=== Excerpted records ===

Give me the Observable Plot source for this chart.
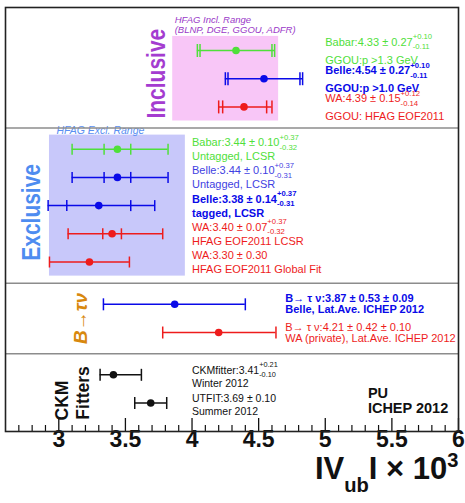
<!DOCTYPE html>
<html><head><meta charset="utf-8">
<script src="https://cdn.jsdelivr.net/npm/d3@7"></script>
<script src="https://cdn.jsdelivr.net/npm/@observablehq/plot@0.6"></script>
<style>body{margin:0;background:#fff;}</style>
</head><body><div id="chart"></div>
<script>
// ---------------- data ----------------
const sectionNames = ["Inclusive", "Exclusive", "B→τν", "CKM Fitters"];
const sectionSizes = [3, 5, 2, 2];
const experiments = ["Babar","Belle","WA","Babar","Belle","Belle","WA","WA","Belle","WA","CKMfitter","UTfit"];
const centers = [4.33, 4.54, 4.39, 3.44, 3.44, 3.30, 3.40, 3.23, 3.87, 4.20, 3.41, 3.69];
const statLo  = [4.06, 4.27, 4.23, 3.34, 3.34, 3.06, 3.33, null, null, null, null, null];
const statHi  = [4.60, 4.81, 4.56, 3.54, 3.54, 3.54, 3.47, null, null, null, null, null];
const totLo   = [4.04, 4.25, 4.20, 3.10, 3.10, 2.92, 3.07, 2.93, 3.335, 3.78, 3.31, 3.57];
const totHi   = [4.62, 4.83, 4.60, 3.82, 3.82, 3.72, 3.78, 3.53, 4.40, 4.63, 3.62, 3.81];
const labelLine1 = [
  "Babar:4.33 ± 0.27^{+0.10}_{-0.11}",
  "Belle:4.54 ± 0.27^{+0.10}_{-0.11}",
  "WA:4.39 ± 0.15^{+0.12}_{-0.14}",
  "Babar:3.44 ± 0.10^{+0.37}_{-0.32}",
  "Belle:3.44 ± 0.10^{+0.37}_{-0.31}",
  "Belle:3.38 ± 0.14^{+0.37}_{-0.31}",
  "WA:3.40 ± 0.07^{+0.37}_{-0.32}",
  "WA:3.30 ± 0.30",
  "B→ τ ν:3.87 ± 0.53 ± 0.09",
  "B→ τ ν:4.21 ± 0.42 ± 0.10",
  "CKMfitter:3.41^{+0.21}_{-0.10}",
  "UTFIT:3.69 ± 0.10"];
const labelLine2 = [
  "GGOU:p >1.3 GeV",
  "GGOU:p >1.0 GeV",
  "GGOU: HFAG EOF2011",
  "Untagged, LCSR",
  "Untagged, LCSR",
  "tagged, LCSR",
  "HFAG EOF2011 LCSR",
  "HFAG EOF2011 Global Fit",
  "Belle, Lat.Ave. ICHEP 2012",
  "WA (private), Lat.Ave. ICHEP 2012",
  "Winter 2012",
  "Summer 2012"];
const rangeNames = ["HFAG Incl. Range", "HFAG Excl. Range"];
const rangeSubtitles = ["(BLNP, DGE, GGOU, ADFR)", ""];
const rangeLo = [3.855, 2.93];
const rangeHi = [4.65, 3.95];
const majorTicks = [3, 3.5, 4, 4.5, 5, 5.5, 6];
const minorTicks = [2.7,2.8,2.9,3.1,3.2,3.3,3.4,3.6,3.7,3.8,3.9,4.1,4.2,4.3,4.4,4.6,4.7,4.8,4.9,5.1,5.2,5.3,5.4,5.6,5.7,5.8,5.9];
const axisTitle = "IV_{ub}I × 10^{3}";
const stampLines = ["PU", "ICHEP 2012"];

// ---------------- layout / style ----------------
const W = 465, H = 503, mTop = 7, mBottom = 72, mLeft = 5, mRight = 7;
const innerH = H - mTop - mBottom;
const green = "#4fe03a", blue = "#0a0ae8", red = "#ee1c1c", black = "#111";
const expColor = {Babar: green, Belle: blue, WA: red, CKMfitter: black, UTfit: black};
const textColorOverride = {4: "#3f3fe2"};
const boldRows = new Set([1, 5, 8]);
const sectionStyle = [
  {labelX: 5.0, dy: [-8, 9.5], fs: 11, cap: 6.5},
  {labelX: 4.0, dy: [-6.5, 7.5], fs: 11, cap: 5.5},
  {labelX: 4.70, dy: [-5.5, 5.5], fs: 11, cap: 6},
  {labelX: 4.0, dy: [-4.5, 9], fs: 10.5, cap: 6}
];

// row positions (in row units) computed from the section sizes
const table = [];
const sectionRows = [];
{
  let r = 0, i = 0;
  sectionSizes.forEach((n, s) => {
    const rs = [];
    for (let k = 0; k < n; k++, i++, r++) {
      rs.push(r);
      table.push({i, s, row: r, exp: experiments[i], c: centers[i],
        sLo: statLo[i], sHi: statHi[i], tLo: totLo[i], tHi: totHi[i],
        l1: labelLine1[i], l2: labelLine2[i]});
    }
    sectionRows.push(rs);
    r += 0.5;
  });
}
const firstRow = table[0].row, lastRow = table[table.length - 1].row;
const yDomain = [firstRow - 1.525, lastRow + 1.01];
const pxPerRow = innerH / (yDomain[1] - yDomain[0]);
const separators = sectionRows.slice(1).map((rs, k) => (rs[0] + sectionRows[k][sectionRows[k].length - 1]) / 2);
const ranges = rangeNames.map((n, k) => ({name: n, sub: rangeSubtitles[k], lo: rangeLo[k], hi: rangeHi[k],
  top: sectionRows[k][0] - 0.5, bottom: sectionRows[k][sectionRows[k].length - 1] + 0.5}));

const vbar = {draw(ctx, size) { const h = Math.sqrt(size); ctx.moveTo(0, -h); ctx.lineTo(0, h); }};
const colorOf = d => expColor[d.exp];

const marks = [];
// range boxes
marks.push(Plot.rect([ranges[0]], {x1: "lo", x2: "hi", y1: "top", y2: "bottom", fill: "#f8c6f7"}));
marks.push(Plot.rect([ranges[1]], {x1: "lo", x2: "hi", y1: "top", y2: "bottom", fill: "#c8c8fa"}));
marks.push(Plot.text([ranges[0]], {x: "lo", y: "top", text: "name", dx: 2, dy: -16, textAnchor: "start", fontSize: 9.5, fontStyle: "italic", fill: "#9a38c8"}));
marks.push(Plot.text([ranges[0]], {x: "lo", y: "top", text: "sub", dx: 2, dy: -6, textAnchor: "start", fontSize: 9.5, fontStyle: "italic", fill: "#9a38c8"}));
marks.push(Plot.text([ranges[1]], {x: "lo", y: "top", text: "name", dx: 7, dy: -4, textAnchor: "start", fontSize: 10.5, fontStyle: "italic", fill: "#5a8ff2"}));
// separators
marks.push(Plot.ruleY(separators, {stroke: "#8c8c8c", strokeWidth: 1.5}));
// error bars
marks.push(Plot.ruleY(table, {y: "row", x1: "tLo", x2: "tHi", stroke: colorOf, strokeWidth: 1.5}));
for (let s = 0; s < sectionSizes.length; s++) {
  const rows = table.filter(d => d.s === s);
  const r = sectionStyle[s].cap / Math.sqrt(Math.PI);
  for (const key of ["tLo", "tHi", "sLo", "sHi"]) {
    marks.push(Plot.dot(rows.filter(d => d[key] != null), {x: key, y: "row", symbol: vbar, r, stroke: colorOf, strokeWidth: 1.5}));
  }
}
marks.push(Plot.dot(table, {x: "c", y: "row", r: 3.8, fill: colorOf}));
// right-hand labels
for (const d of table) {
  const st = sectionStyle[d.s];
  const col = textColorOverride[d.i] || expColor[d.exp];
  const fw = boldRows.has(d.i) ? "bold" : "normal";
  marks.push(Plot.text([d], {x: () => st.labelX, y: "row", text: "l1", dy: st.dy[0], textAnchor: "start", fontSize: st.fs, fontWeight: fw, fill: col}));
  marks.push(Plot.text([d], {x: () => st.labelX, y: "row", text: "l2", dy: st.dy[1], textAnchor: "start", fontSize: st.fs, fontWeight: fw, fill: col}));
}
// section labels (rotated)
const mid = k => (sectionRows[k][0] + sectionRows[k][sectionRows[k].length - 1]) / 2;
marks.push(Plot.text([sectionNames[0]], {x: () => 3.733, y: () => mid(0) - 0.18, text: d => d, rotate: -90, fontSize: 21, fontWeight: "bold", fill: "#a43cd0"}));
marks.push(Plot.text([sectionNames[1]], {x: () => 2.80, y: () => mid(1) + 0.24, text: d => d, rotate: -90, fontSize: 21, fontWeight: "bold", fill: "#4e8cf0"}));
marks.push(Plot.text([sectionNames[2]], {x: () => 3.163, y: () => mid(2), text: d => d, rotate: -90, fontSize: 19, fontWeight: "bold", fontStyle: "italic", fill: "#d8880e"}));
const ckmWords = sectionNames[3].split(" ");
marks.push(Plot.text([ckmWords[0]], {x: () => 3.028, y: () => lastRow + 0.62, text: d => d, rotate: -90, textAnchor: "start", fontSize: 17.5, fontWeight: "bold", fill: black}));
marks.push(Plot.text([ckmWords[1]], {x: () => 3.185, y: () => lastRow + 0.59, text: d => d, rotate: -90, textAnchor: "start", fontSize: 17.5, fontWeight: "bold", fill: black}));
// stamp
marks.push(Plot.text([stampLines[0]], {x: () => 5.32, y: () => lastRow, text: d => d, dy: -9.5, textAnchor: "start", fontSize: 14.5, fontWeight: "bold", fill: black}));
marks.push(Plot.text([stampLines[1]], {x: () => 5.32, y: () => lastRow, text: d => d, dy: 5.5, textAnchor: "start", fontSize: 14.5, fontWeight: "bold", fill: black}));
// axis ticks and labels
marks.push(Plot.ruleX(minorTicks, {insetTop: innerH - 6, stroke: black, strokeWidth: 1.2}));
marks.push(Plot.ruleX(majorTicks, {insetTop: innerH - 13, stroke: black, strokeWidth: 1.3}));
marks.push(Plot.text(majorTicks, {x: d => d, frameAnchor: "bottom", text: d => d % 1 === 0 ? d.toFixed(0) : d.toFixed(1), dy: 15.5, fontSize: 23, fontWeight: "bold", fill: black}));
marks.push(Plot.text([axisTitle], {frameAnchor: "bottom-right", text: d => d, textAnchor: "end", dy: 47, fontSize: 31, fontWeight: "bold", fill: black}));
marks.push(Plot.frame({stroke: "#222", strokeWidth: 1.6}));

const chart = Plot.plot({
  width: W, height: H,
  marginTop: mTop, marginBottom: mBottom, marginLeft: mLeft, marginRight: mRight,
  style: {fontFamily: "'Liberation Sans', Arial, Helvetica, sans-serif", background: "#fff"},
  x: {domain: [2.6, 6], axis: null},
  y: {domain: yDomain, reverse: true, axis: null},
  color: {type: "identity"},
  marks
});
document.getElementById("chart").appendChild(chart);

// ---- render ^{sup}_{sub} markup as tspans ----
const NS = "http://www.w3.org/2000/svg";
for (const t of chart.querySelectorAll("text")) {
  const s = t.textContent;
  if (s === "Inclusive" || s === "Exclusive") {
    t.setAttribute("transform", (t.getAttribute("transform") || "") + " scale(1,1.22)");
  }
  if (!/[\^_]\{/.test(s)) continue;
  const fs = parseFloat(getComputedStyle(t).fontSize);
  const big = fs > 20;
  const sc = big ? 0.65 : 0.7, supS = big ? -0.36 : -0.6, subS = big ? 0.42 : 0.3;
  const parts = s.split(/(\^\{[^}]*\}|_\{[^}]*\})/).filter(p => p);
  while (t.firstChild) t.removeChild(t.firstChild);
  let cur = 0, prev = null, prevTs = null;
  for (const p of parts) {
    const ts = document.createElementNS(NS, "tspan");
    let kind = "n", target = 0;
    if (p.startsWith("^{")) { kind = "sup"; target = supS * fs; ts.textContent = p.slice(2, -1); ts.setAttribute("font-size", fs * sc); }
    else if (p.startsWith("_{")) { kind = "sub"; target = subS * fs; ts.textContent = p.slice(2, -1); ts.setAttribute("font-size", fs * sc); }
    else ts.textContent = p;
    const dy = target - cur;
    if (dy) ts.setAttribute("dy", dy.toFixed(2));
    cur = target;
    t.appendChild(ts);
    if (kind === "sub" && prev === "sup") ts.setAttribute("dx", (-prevTs.getComputedTextLength()).toFixed(2));
    prev = kind; prevTs = ts;
  }
}
</script>
</body></html>
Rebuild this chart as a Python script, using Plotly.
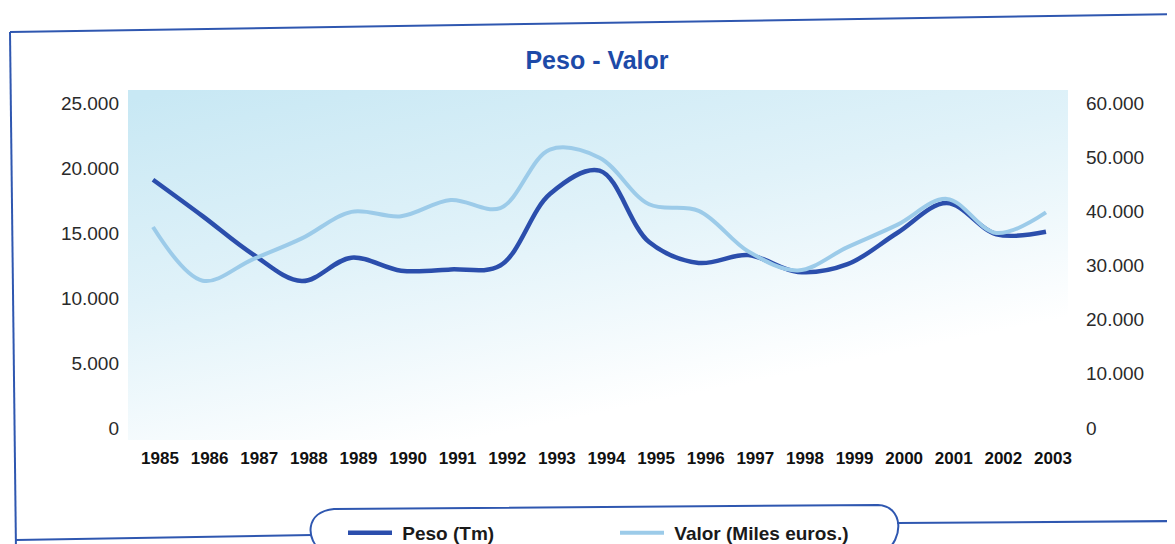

===

* [Required task] Within the data above, pick out all lines holding the word "this".

* [Output below]
Give me the Observable Plot source for this chart.
Rebuild this chart as a Python script, using Plotly.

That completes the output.